A matter of shame
We have no words to express our sense of shame at what happened in the Jatiyo Sangsad on Wednesday. That lawmakers can stoop so low as to indulge in a free and uninhibited use of obscene language and extremely objectionable gestures is something no one in any country can imagine. And we who have since before our liberation as a nation have consistently struggled for a decent democratic order and have so often impressed people around the world with our commitment to democracy are today compelled to hang our heads in deep embarrassment owing to what our lawmakers have just done. It is a scandal that blights everything we have long believed in. It undercuts the values we have always held dear.
The people of Bangladesh, whose sense of politics often seems to be on a higher level than that of the men and women who putatively represent them in Parliament, fail to understand why the debate among our politicians must still revolve around dragging the names of Bangabandhu Sheikh Mujibur Rahman and General Ziaur Rahman totally out of context with the business at hand. Both men have played their roles and have passed on. History has noted their deeds and accorded to them the places they deserve. And no matter how much we battle over their legacies, we can do little to change history. Unfortunately and shockingly, our MPs do not seem to realise this unvarnished truth. When on an occasion where they should be speaking on the president's address to the JS they rake up the past, they remind us with chilling effect that our future is badly and perhaps inextricably imprisoned in our past. And given the near physical violence the MPs of the ruling and opposition parties resorted to together with the verbal abuse they let loose on one another, we have the sorry spectacle of elected politicians going down to the lowest levels of human behaviour. Is this the image of politics we should be conveying to our families, to our children, to people outside our frontiers? Is this the democracy we have, through long periods of dictatorship and bad governance, struggled to establish?
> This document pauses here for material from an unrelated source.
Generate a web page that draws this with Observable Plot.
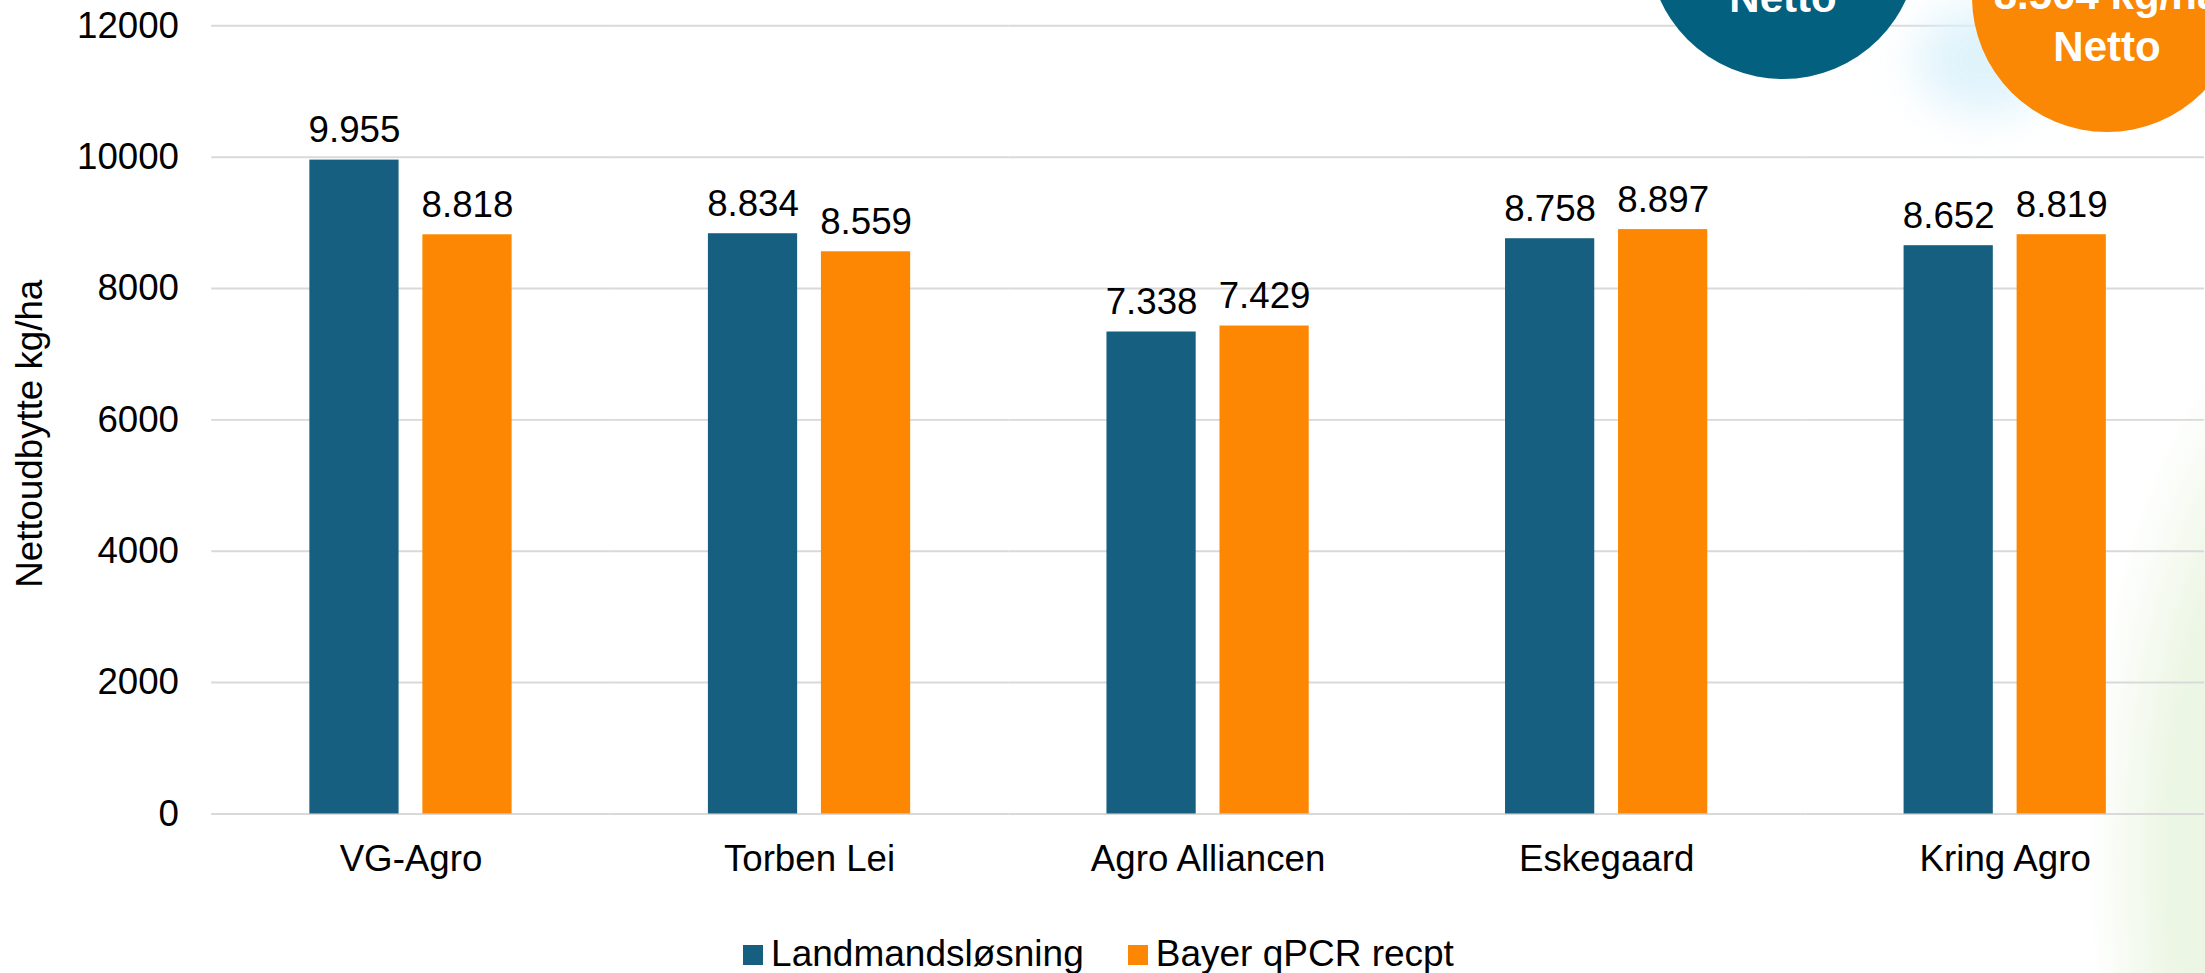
<!DOCTYPE html>
<html>
<head>
<meta charset="utf-8">
<script src="https://cdn.jsdelivr.net/npm/d3@7"></script>
<script src="https://cdn.jsdelivr.net/npm/@observablehq/plot@0.6"></script>
<style>
  html, body { margin: 0; padding: 0; background: #ffffff; overflow: hidden; width: 2205px; height: 973px; }
  #wrap { position: relative; width: 2205px; height: 973px; overflow: hidden; font-family: "Liberation Sans", Arial, sans-serif; }
  #bg-green { position: absolute; left: 2000px; top: 100px; width: 660px; height: 1500px;
    background: radial-gradient(ellipse closest-side at center, rgba(230,243,219,1) 0%, rgba(236,246,228,0.95) 50%, rgba(255,255,255,0) 74%); }
  #chart { position: absolute; left: 0; top: 0; }
  #glow { position: absolute; left: 1915px; top: 5px; width: 140px; height: 110px; border-radius: 50%;
    background: #dcf2fb; filter: blur(22px); opacity: 0.9; }
  .badge { position: absolute; width: 270px; height: 270px; border-radius: 50%; color: #ffffff;
    font-weight: bold; font-size: 42px; line-height: 52px; text-align: center; }
  .badge div { position: absolute; left: 0; width: 100%; white-space: nowrap; }
  #badge-blue { left: 1648px; top: -191px; background: #03607e; }
  #badge-orange { left: 1972px; top: -138px; background: #fb8804; }
  #legend { position: absolute; left: -4px; top: 935px; width: 2205px; display: flex; justify-content: center;
    gap: 44px; font-size: 37px; line-height: 37px; color: #000; }
  #legend .item { display: flex; align-items: center; white-space: nowrap; }
  #legend .sw { width: 20px; height: 20px; margin-right: 8px; margin-top: 2px; }
</style>
</head>
<body>
<div id="wrap">
  <div id="bg-green"></div>
  <div id="chart"></div>
  <div id="glow"></div>
  <div class="badge" id="badge-blue"></div>
  <div class="badge" id="badge-orange"></div>
  <div id="legend"></div>
</div>
<script>
// ---- data ----
const categories = ["VG-Agro", "Torben Lei", "Agro Alliancen", "Eskegaard", "Kring Agro"];
const series = ["Landmandsløsning", "Bayer qPCR recpt"];
const landmandValues = [9955, 8834, 7338, 8758, 8652];
const bayerValues = [8818, 8559, 7429, 8897, 8819];
const yTicks = [0, 2000, 4000, 6000, 8000, 10000, 12000];
const yLabel = "Nettoudbytte kg/ha";
const seriesColors = ["#175f80", "#fd8702"];
const blueBadgeLines = ["Netto"];
const orangeBadgeLines = ["8.504 kg/ha", "Netto"];

const rows = categories.flatMap((c, i) => [
  {category: c, series: series[0], value: landmandValues[i]},
  {category: c, series: series[1], value: bayerValues[i]}
]);

const locale = d3.formatLocale({decimal: ",", thousands: ".", grouping: [3], currency: ["", " kr"]});
const fmt = locale.format(",d");

const chart = Plot.plot({
  width: 2224,
  height: 920,
  marginLeft: 212,
  marginRight: 0,
  marginTop: 25.5,
  marginBottom: 99.5,
  style: {fontFamily: "Liberation Sans, Arial, sans-serif", fontSize: "37px", color: "#000", background: "transparent", overflow: "visible"},
  fx: {domain: categories, padding: 0, label: null, tickSize: 0, tickPadding: 31, axis: "bottom"},
  x: {domain: series, axis: null, paddingInner: 0.2105, paddingOuter: 0.868},
  y: {domain: [0, 12000], ticks: yTicks, tickSize: 0, tickPadding: 33, tickFormat: d => String(d), label: null},
  color: {domain: series, range: seriesColors},
  marks: [
    Plot.ruleY(yTicks, {stroke: "#d9d9d9", strokeWidth: 2}),
    Plot.barY(rows, {fx: "category", x: "series", y: "value", fill: "series"}),
    Plot.text(rows, {fx: "category", x: "series", y: "value", text: d => fmt(d.value), lineAnchor: "bottom", dy: -18, fill: "#000", fontSize: 37}),
    Plot.text([yLabel], {fx: () => categories[0], frameAnchor: "left", textAnchor: "middle", text: d => d, rotate: -90, dx: -183, dy: 14, fill: "#000", fontSize: 37})
  ]
});
document.getElementById("chart").appendChild(chart);

// badges (decorative callouts)
function fillBadge(el, lines, firstTop) {
  lines.forEach((t, i) => {
    const d = document.createElement("div");
    d.textContent = t;
    d.style.top = (firstTop + i * 52) + "px";
    el.appendChild(d);
  });
}
fillBadge(document.getElementById("badge-blue"), blueBadgeLines, 163.4);
fillBadge(document.getElementById("badge-orange"), orangeBadgeLines, 107.4);

// legend
const legend = document.getElementById("legend");
series.forEach((s, i) => {
  const item = document.createElement("div");
  item.className = "item";
  const sw = document.createElement("span");
  sw.className = "sw";
  sw.style.background = seriesColors[i];
  const lab = document.createElement("span");
  lab.textContent = s;
  item.appendChild(sw);
  item.appendChild(lab);
  legend.appendChild(item);
});
</script>
</body>
</html>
For every nation, an elected legislature is looked upon as an embodiment of the highest aspirations and the noblest values a society can aspire to. The people of a country (and this is an idea which has come down to us from the era of the ancient Greeks) have always placed their faith in their lawmakers where providing good, purposeful leadership is concerned. Every parliament is a living symbol of all the public good that can be attained. It is a place where great debates are organised around ideas that are politically and intellectually sound and that take the long-term future into consideration. None of these thoughts appear to have come to our lawmakers, despite our very recent experience of the struggle we as a nation went through to reshape our politics. We had expected that following the caretaker experience of 2007-2008, our political classes would emerge chastened and enlightened and would together show us a credible vision of the future. Wednesday's descent into horror in the JS has shown us, in stark manner, that no lesson has been learned, that democracy is still a distant dream, that from our politicians we really cannot expect a fulfilment of the goals for which we went to the polls in December 2008.
We appeal to the Leader of the House, to the Leader of the Opposition, to the chief whips of the ruling party and opposition to take the lead in restoring the sanctity of the JS. Unless they do that, the threat of a new darkness overtaking us will soon loom large over Bangladesh.